Frequently asked questions
What is a frustum in geometry?
A frustum is the portion of a cone or pyramid that remains after cutting off the top with a plane parallel to the base. It has two parallel flat faces (bases) of different sizes connected by a sloping lateral surface. The word comes from the Latin 'frustum', meaning 'morsel' or 'piece cut off'.
What is the formula for the volume of a frustum of a cone?
The volume of a cone frustum is V = (πh/3)(R² + Rr + r²), where h is the height, R is the radius of the larger base, and r is the radius of the smaller base. This formula is derived by subtracting the volume of the removed cone tip from the total cone volume.
How do you find the volume of a frustum of a square pyramid?
For a square pyramid frustum, use V = (h/3)(A₁ + A₂ + √(A₁A₂)) where A₁ = R² and A₂ = r² are the areas of the two square bases with side lengths R and r. This is the generalised prismatoid formula applied to square bases and reduces correctly to a prism when R = r.
What is the slant height of a frustum used for?
The slant height l = √((R−r)² + h²) is the distance measured along the lateral face of a cone frustum from the edge of the bottom base to the edge of the top base.
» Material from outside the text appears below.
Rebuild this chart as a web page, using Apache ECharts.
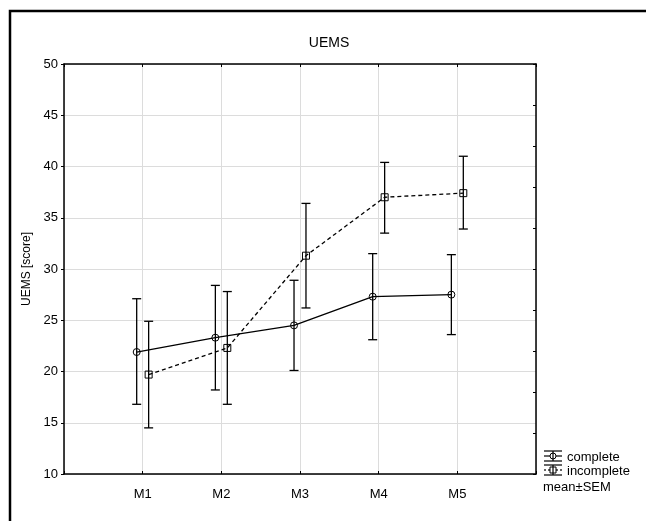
<!DOCTYPE html>
<html><head><meta charset="utf-8">
<script src="https://cdn.jsdelivr.net/npm/echarts@6/dist/echarts.min.js"></script>
<style>html,body{margin:0;padding:0;background:#fff}#c{width:646px;height:521px}</style>
</head><body><div id="c"></div>
<script>
var categories = ['M1','M2','M3','M4','M5'];
var completeMean = [21.9, 23.3, 24.5, 27.3, 27.5];
var completeLow  = [16.8, 18.2, 20.1, 23.1, 23.6];
var completeHigh = [27.1, 28.4, 28.9, 31.5, 31.4];
var incompleteMean = [19.7, 22.3, 31.3, 37.0, 37.4];
var incompleteLow  = [14.5, 16.8, 26.2, 33.5, 33.9];
var incompleteHigh = [24.9, 27.8, 36.4, 40.4, 41.0];
var yTicks = [10, 15, 20, 25, 30, 35, 40, 45, 50];

var FONT = 'Liberation Sans, Arial, sans-serif';
var OFF = 0.076;
function pts(mean, off){ return mean.map(function(v,i){ return [i+1+off, v]; }); }
function bars(low, high, off){ return low.map(function(v,i){ return [i+1+off, v, high[i]]; }); }

function errRender(params, api){
  var x = api.value(0);
  var lo = api.coord([x, api.value(1)]);
  var hi = api.coord([x, api.value(2)]);
  var w = 4.5;
  var st = {stroke:'#000', lineWidth:1.3};
  return {type:'group', children:[
    {type:'line', shape:{x1:lo[0],y1:lo[1],x2:hi[0],y2:hi[1]}, style:st},
    {type:'line', shape:{x1:lo[0]-w,y1:lo[1],x2:lo[0]+w,y2:lo[1]}, style:st},
    {type:'line', shape:{x1:hi[0]-w,y1:hi[1],x2:hi[0]+w,y2:hi[1]}, style:st}
  ]};
}

var chart = echarts.init(document.getElementById('c'), null, {renderer:'canvas'});
var axisLine = {show:true, onZero:false, lineStyle:{color:'#000', width:1.5}};
function legendIcon(y, dashed, sym){
  var st = {stroke:'#000', lineWidth:1.2};
  var els = [
    {type:'line', shape:{x1:544,y1:y-5,x2:562,y2:y-5}, style:st},
    {type:'line', shape:{x1:544,y1:y+5,x2:562,y2:y+5}, style:st},
    {type:'line', shape:{x1:553,y1:y-5,x2:553,y2:y+5}, style:st},
    {type:'line', shape:{x1:544,y1:y,x2:562,y2:y}, style:{stroke:'#000', lineWidth:1.2, lineDash: dashed ? [2,2] : null}}
  ];
  if (sym === 'circle') els.push({type:'circle', shape:{cx:553, cy:y, r:3}, style:{fill:'#fff', stroke:'#000', lineWidth:1}});
  else els.push({type:'rect', shape:{x:550, y:y-3, width:6, height:6}, style:{fill:'#fff', stroke:'#000', lineWidth:1}});
  els.push({type:'line', shape:{x1:553,y1:y-3,x2:553,y2:y+3}, style:st});
  return els;
}
var graphics = [
  {type:'rect', shape:{x:10, y:11, width:700, height:600}, style:{fill:'none', stroke:'#000', lineWidth:2.5}, z:100},
  {type:'text', x:329, y:43, style:{text:'UEMS', font:'14px ' + FONT, fill:'#000', textAlign:'center', textVerticalAlign:'middle'}},
  {type:'text', x:567, y:457, style:{text:'complete', font:'13px ' + FONT, fill:'#000', textVerticalAlign:'middle'}},
  {type:'text', x:567, y:471, style:{text:'incomplete', font:'13px ' + FONT, fill:'#000', textVerticalAlign:'middle'}},
  {type:'text', x:543, y:487, style:{text:'mean\u00b1SEM', font:'13px ' + FONT, fill:'#000', textVerticalAlign:'middle'}}
].concat(legendIcon(456, false, 'circle')).concat(legendIcon(470, true, 'rect'));

chart.setOption({
  animation:false,
  backgroundColor:'#fff',
  textStyle:{fontFamily:FONT},
  grid:{left:64, top:64, right:110, bottom:47, show:false},
  graphic: graphics,
  xAxis:[
    {type:'value', position:'bottom', min:0, max:6, interval:1,
     axisLine:axisLine, axisTick:{show:true, inside:true, length:3, lineStyle:{color:'#000'}},
     axisLabel:{color:'#000', fontSize:13, fontFamily:FONT, margin:14,
       formatter:function(v){ return categories[v-1] || ''; }},
     splitLine:{show:true, lineStyle:{color:'#dcdcdc', width:1}}},
    {type:'value', position:'top', min:0, max:6, interval:1,
     axisLine:axisLine, axisTick:{show:true, inside:true, length:3, lineStyle:{color:'#000'}},
     axisLabel:{show:false}, splitLine:{show:false}}
  ],
  yAxis:[
    {type:'value', position:'left', min:yTicks[0], max:yTicks[yTicks.length-1], interval:5,
     name:'UEMS [score]', nameLocation:'middle', nameGap:31, nameRotate:90,
     nameTextStyle:{color:'#000', fontSize:12, fontFamily:FONT},
     axisLine:axisLine, axisTick:{show:true, inside:false, length:3, lineStyle:{color:'#000'}},
     axisLabel:{color:'#000', fontSize:13, fontFamily:FONT, margin:6},
     splitLine:{show:true, lineStyle:{color:'#dcdcdc', width:1}}},
    {type:'value', position:'right', min:10, max:50, interval:4,
     axisLine:axisLine, axisTick:{show:true, inside:true, length:3, lineStyle:{color:'#000'}},
     axisLabel:{show:false}, splitLine:{show:false}}
  ],
  series:[
    {name:'complete', type:'line', xAxisIndex:0, yAxisIndex:0, data:pts(completeMean, -OFF),
     symbol:'circle', symbolSize:7, showSymbol:true,
     lineStyle:{color:'#000', width:1.3, type:'solid'},
     itemStyle:{color:'rgba(255,255,255,0)', borderColor:'#000', borderWidth:1}, z:3},
    {name:'incomplete', type:'line', xAxisIndex:0, yAxisIndex:0, data:pts(incompleteMean, OFF),
     symbol:'rect', symbolSize:7, showSymbol:true,
     lineStyle:{color:'#000', width:1.3, type:[4,3]},
     itemStyle:{color:'rgba(255,255,255,0)', borderColor:'#000', borderWidth:1}, z:3},
    {type:'custom', xAxisIndex:0, yAxisIndex:0, renderItem:errRender, data:bars(completeLow, completeHigh, -OFF), z:4},
    {type:'custom', xAxisIndex:0, yAxisIndex:0, renderItem:errRender, data:bars(incompleteLow, incompleteHigh, OFF), z:4}
  ]
});
</script></body></html>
It is used to calculate the lateral surface area (πl(R+r)) and is critical for determining the amount of material needed to construct the tapered outer surface, such as sheet metal for a funnel or formwork for a tapered column.
When does a frustum become a cylinder or a cone?
A frustum becomes a cylinder when both radii are equal (r = R), because the taper disappears and the volume formula correctly reduces to V = πR²h. It becomes a full cone when the smaller radius r = 0, making the formula reduce to the standard cone volume V = (1/3)πR²h. These boundary cases confirm the mathematical consistency of the frustum formula.
Last updated: 2025-01-15 · Formula verified against primary sources.